Les autres personnages de la pièce sont-ils eux aussi représentés par des marionnettes ?

Après le naufrage, Giovanni Pastore va remonter du fond de l’océan pour raconter son histoire, il porte des objets avec lesquels nous construisons le décor et les autres marionnettes. Il y a sa mère, qui lui apparaît comme un songe autour de lui, ou encore l’ingénieur désespéré du bateau, Thomas Andrews…

Il s’agit d’un récit très singulier du naufrage du Titanic ?

Oui, Patrick Kermann a écrit un monologue sans ponctuation, en mélangeant le réel et la fiction. C’est une dramaturgie de la mémoire, d’une mémoire qui vient dans le désordre ! On passe donc par le récit de sa traversée de l’Europe, les impressions de voyage, des souvenirs d’enfance, des événements historiques… L’écriture de Kermann possède une rythmique incroyable que j’interprète de manière polyphonique. Pour moi, les quatre acteurs sont une part de Giovanni et mettent en valeur cette destinée collective qui le traverse.

Le regard que porte le personnage a-t-il une dimension critique sur son époque, et notamment sur le progrès ?

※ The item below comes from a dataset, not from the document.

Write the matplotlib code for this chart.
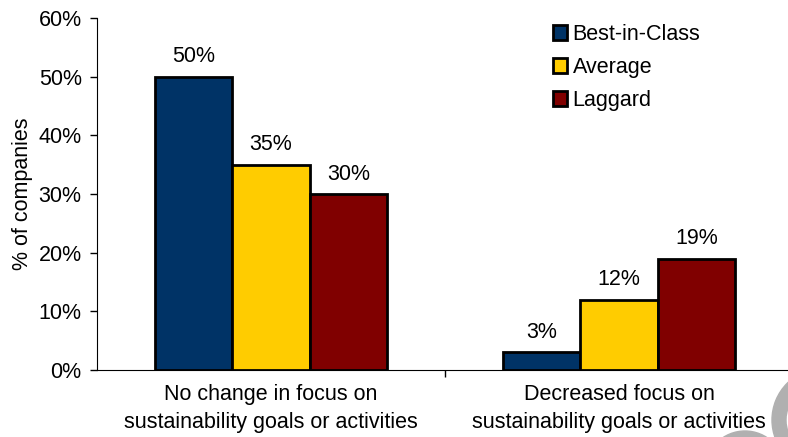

Oui, il y a une forme de critique du progrès qui devient une utopie qui coule au fond de la mer. Sur le Titanic, il n’y avait pas assez de canots et c’est un signe fort ! Des hommes et des femmes de troisième classe sont morts en grand nombre. Cette pièce raconte une histoire sociale, “celle d’un monde de chiffres et d’hommes-objets” comme le dit mon dramaturge Didier Plassard, celle d’un monde moderne, technique, parfois inhumain. Giovanni Pastore se confie et nous partageons un regard vécu dans un théâtre de la mémoire et du présent.